The Master meant for each one is different and comes to us answering to our inner need. His main work is to connect us to the inner Divine and help us in our inner journey. Those whose psychic being is awake and developed enough the contact and relation with the inner Divine can be direct without the need of an outer Master. But this is rare and even when one comes with a developed and conscious psychic being yet it is much easier if one finds the Master who would lead and guide his journey through the mazes of ignorance. The inner journey moves through many a landscape of which we have no or little idea. Some of these landscapes can be very deceptive and others slippery and precipitous. The Master knows these, at least on the route through which he himself has travelled. And since he has undertaken to lead us on the Path he helps us navigate through all these spaces of the soul until we arrive. It is then that we recognise that it is the Master within who had assumed for us this particular name and form to draw us through the Path meant for us.
There is another big advantage of having a Master in flesh and blood. His life provides for us a living example since he has faced the challenges of life as we have to whatever measure and degree and yet arrived. It is also easier for us to trust someone whom we can see and hear through the doors of our senses and yet receive the needed psychic shock to turn within. But most importantly since we are not just souls but embodied beings and since each part in us desires to surrender and open, it is much easier to do with the Master without rather than the Master within. Our very body can bow down to him in a gesture of gratitude and love and share the joy of surrender. This is near impossible if we see and feel Him within alone. That is why surrender to the Master without is regarded as the surrender of surrenders, as exemplified in that wonderful couplet, Guru and Govind (the Divine, the guardian and Source of Light, one of the names of Krishna) both stand before me so whom should I bow first. Verily to the Guru since it is he who has shown me the way to Govind and led me there.

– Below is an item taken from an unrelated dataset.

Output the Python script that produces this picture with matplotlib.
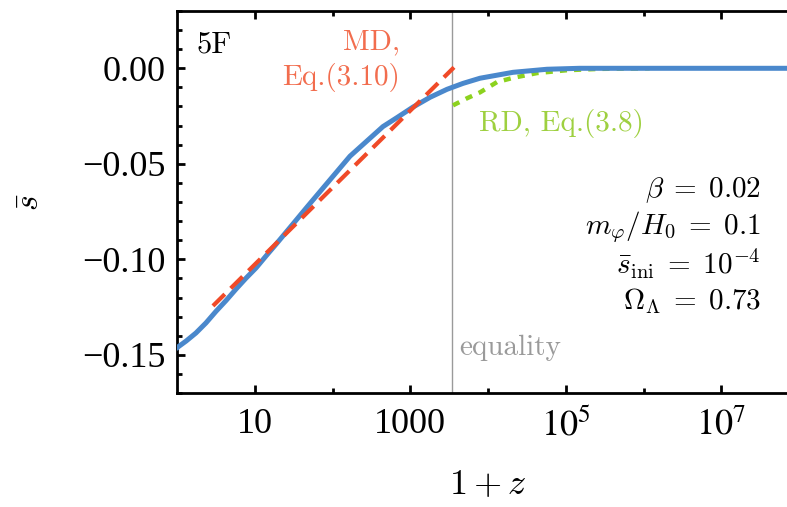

However, rarest of rare is the fortune of someone for whom Govind Himself comes as the Guru. Such is the Avatar who is much more than a Master. With Him, there is a possibility of a manifold relationship, not just that of a Master and disciple but also of a comrade, a playmate, of father and mother, of the lover and beloved and many more. If one is fortunate enough to have the embodied Divine Himself as the Master and Guide then there are no limits to one’s realisations. That is what Sri Aurobindo and the Mother are, not just one more Master among others but the Master of Masters, the Divine who became human, the dual Avatar.